Merriam-Webster defines a leech as “any of numerous carnivorous or bloodsucking [my emphasis] usually freshwater annelid worms (class Hirudinea) that have typically a flattened lanceolate segmented body with a sucker at each end.”
On August 9, Yahoo Finance reported that Harvard University had urged its graduate students last April to apply for SNAP (Supplemental Nutrition Assistance Program) or food stamps to supplement their stipends and financial aid. Why this news about Harvard resurfaced last month I highly suspect coincided with the start of the fall semester and not a slow news week.
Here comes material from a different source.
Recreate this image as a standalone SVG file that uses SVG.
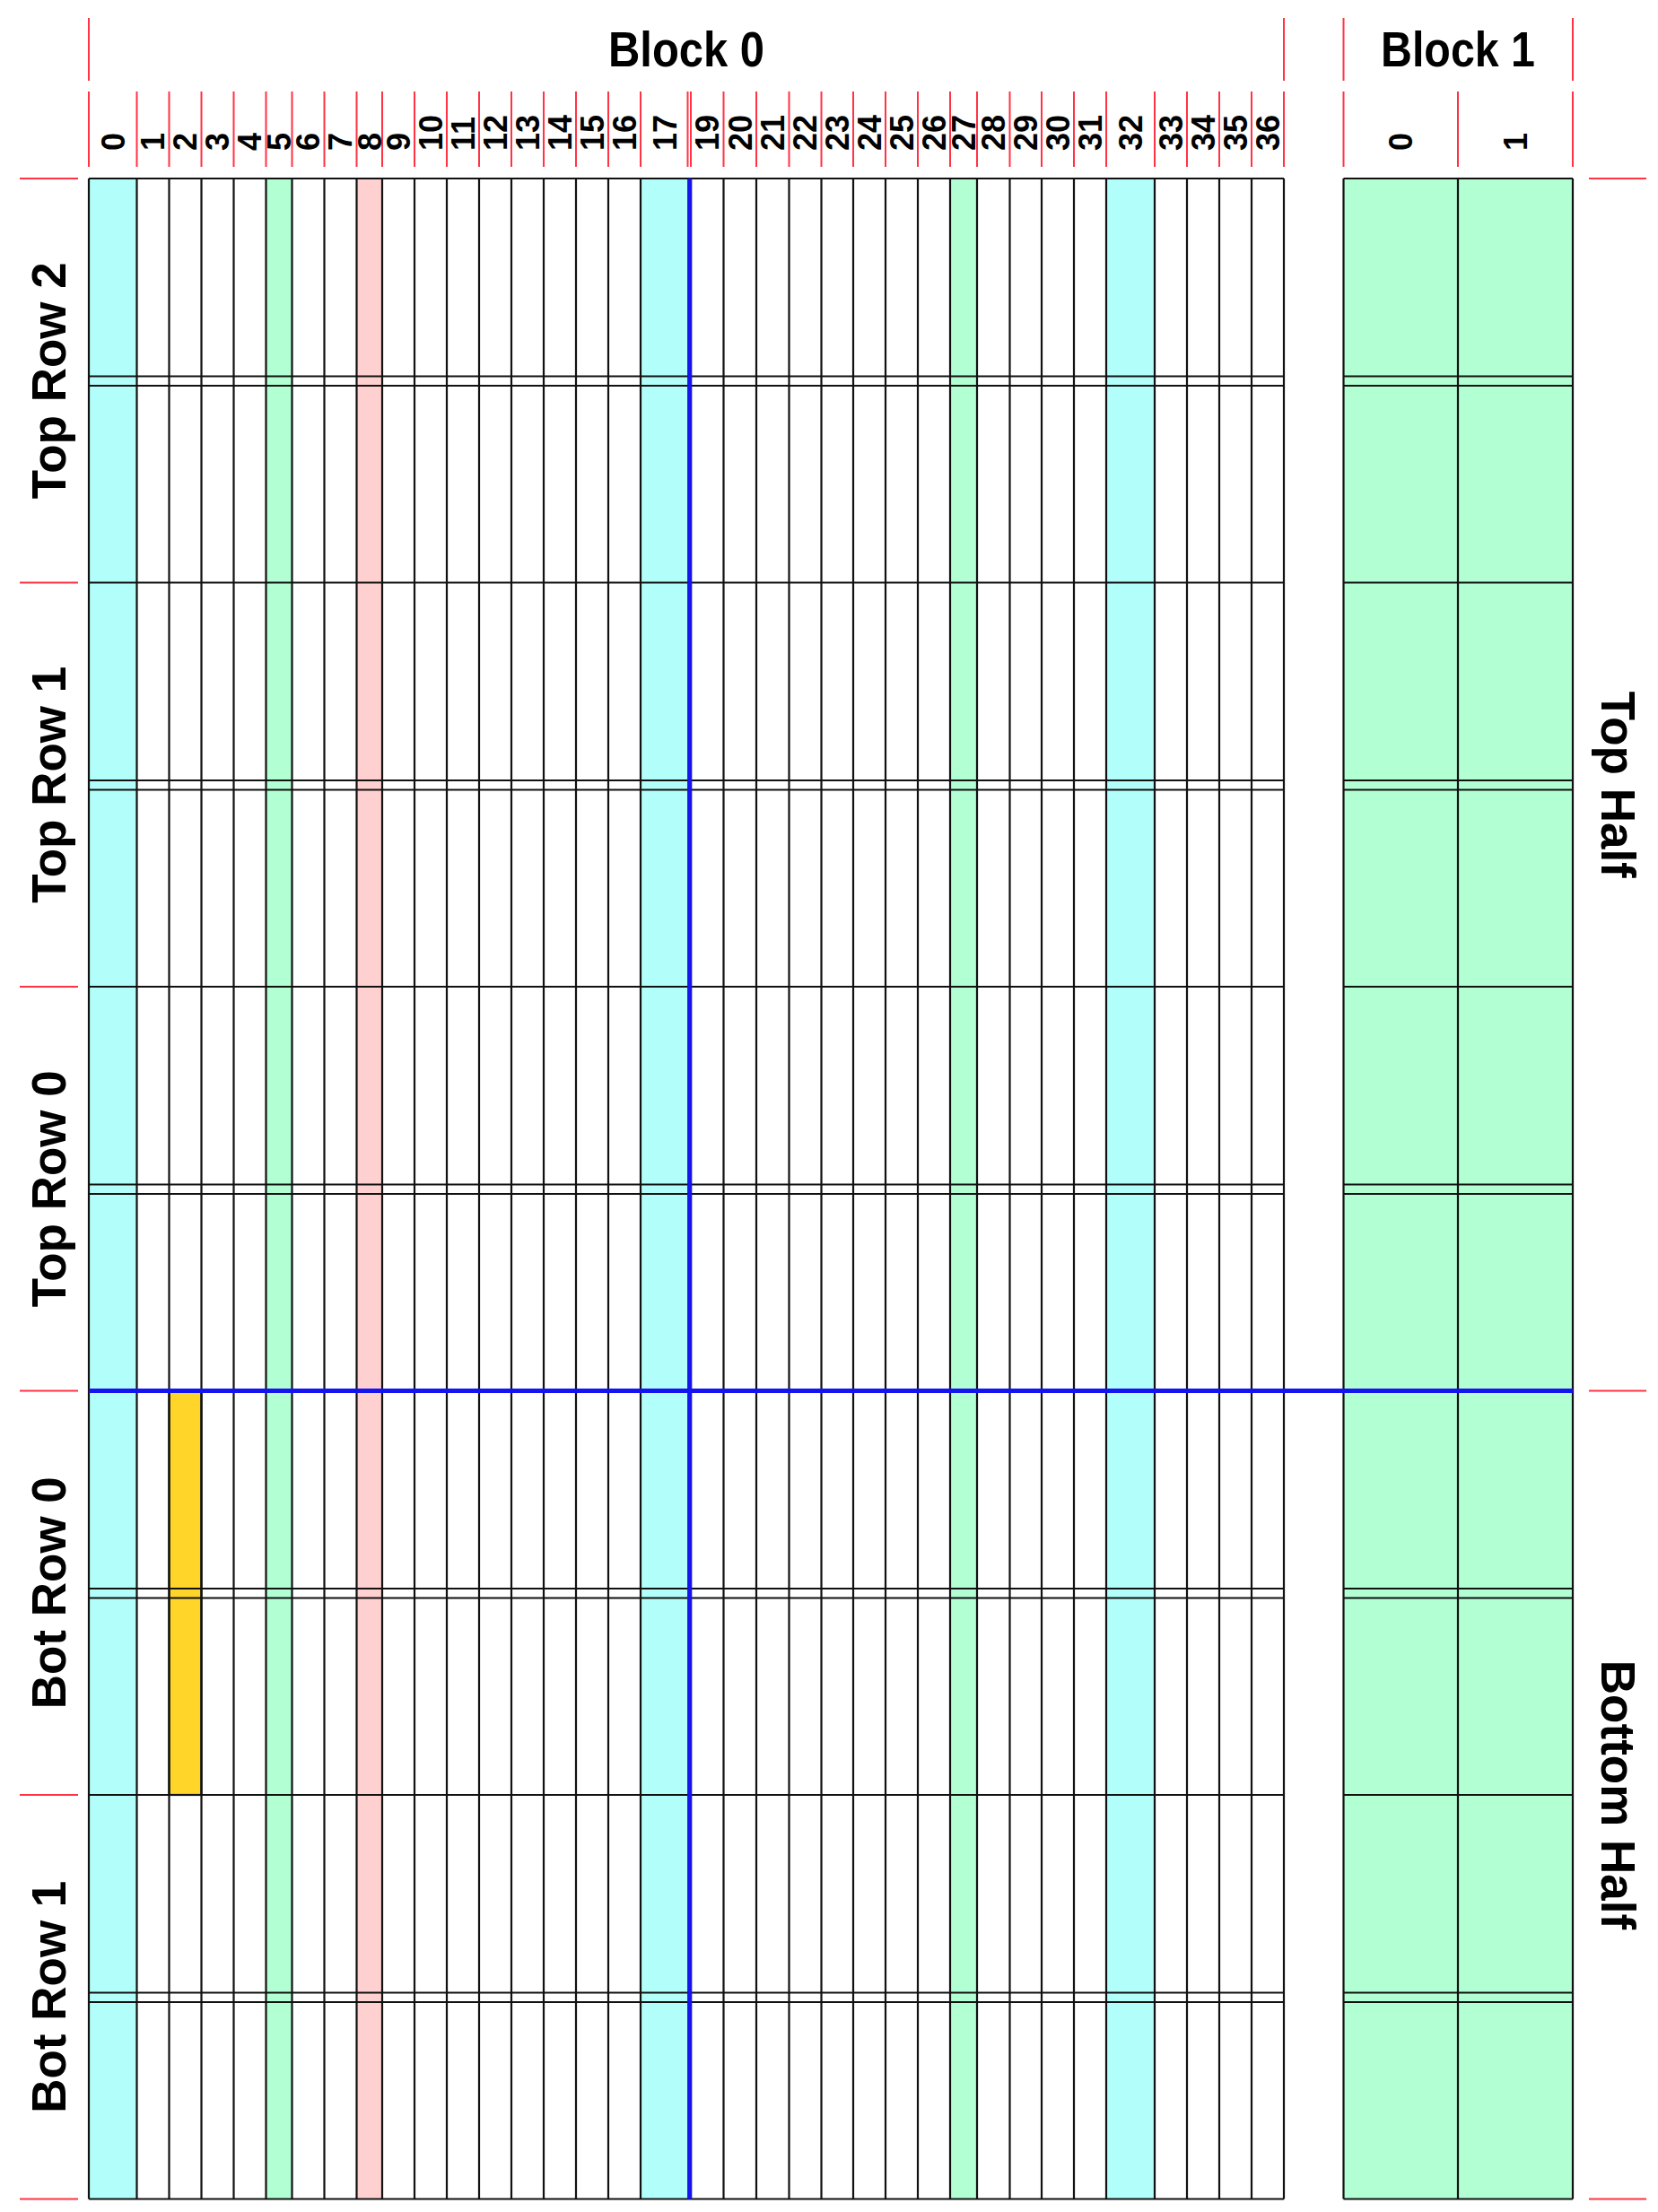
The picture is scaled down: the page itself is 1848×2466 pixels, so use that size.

However, what is astounding is that Harvard has a huge tax free endowment of $53.2 billion making it the wealthiest university in the world. I cannot begin to imagine what the university’s return on investment is every year, which I estimate to be at least $2.1 billion (4%).
The university’s endowment is so immense that it is greater than the gross domestic product (GDP) of such countries as Sudan ($51.6 billion) and Jordan ($47.4 billion) along with 119 others according to the World Bank (2022). If Harvard were a country, its GDP would unbelievably rank as the eighty-eighth highest in the world.
It would clearly appear that this elite Ivy League university has become a leech of the worst kind while the U.S. taxpayer has become its unwitting host and chump.
I strongly suspect that if Harvard has been urging its graduate students to apply for SNAP, then mostly all the other nearly 4,300 (2018) “degree-granting postsecondary institutions” in the U.S. have been doing likewise. I also suspect that SNAP usage by both graduate and undergraduate students has been occurring to a lesser or similar degree since the 1980s.
According to my own Google research, what was interesting was that none of the U.S. mainstream media such as The New York Times, CBS and CNN ever covered this story either last month or April because it was probably not considered revelatory or newsworthy. That also included such conservative media outlets as the New York Post and Newsmax but not Fox News.
As I searched on Google using the two keywords “Harvard, SNAP” the only exception was MSN, which was the twentieth in my search results. However, two British newspapers, the Daily Mail and Daily Express (US), reported the story.
The Daily Mail succinctly observed that “Harvard has some 21,766 graduate students. If the university were to sacrifice 1/50th of its $53.2 billion endowment, it could, in theory, pay each student $48,883 – a nearly $9,000 increase over their current stipends of $40,0000.” Problem solved.
In my opinion, Harvard is both a disgrace and leech of the worst bloodsucking kind for encouraging its students to apply for SNAP when its huge endowment of $53.2 billion easily makes it the wealthiest university in the world.
I strongly believe that Harvard is just the tip of the iceberg for U.S. universities, colleges and other postsecondary institutions, which probably all have encouraged both their undergraduate and graduate students since the 1980s to apply for SNAP and leech off the U.S. taxpayers in order to supplement their underfunded financial aid and food insecurity. The Daily Mail commonsensical recommendation cited above is most likely not going to happen.
Therefore, Congressman Ben Cline (R-VA) needs to introduce legislation requiring the federal government to bill annually every college, university and postsecondary institution regardless of endowment whenever their students receive SNAP. The students should also be given full anonymity in order to prevent any retaliatory reduction in their financial aid.
The Department of Agriculture should then publish online how much each college or university is annually billed so that U.S. taxpayers know exactly how their taxes are being spent until reimbursement to the U.S. Treasury.
Perhaps public shaming will convince some postsecondary institutions such as Harvard to provide the necessary financial aid to their students? If all else fails, I recommend placing an annual 1% tax on their bloated endowments if they exceed $25 million, and significantly increasing that tax if their annual increase in tuition and fees exceeds the inflation rate.
After all, our national debt is quickly approaching $33 trillion, our gross domestic product (GDP) is barely $27 trillion, our federal debt to GDP ratio is a most worrisome 122.02%, our credit card debt is at a record all-time high of $1.03 trillion, and we pay over a whopping $673 billion in yearly interest (net), which is quickly approaching our annual defense spending of $793.4 billion.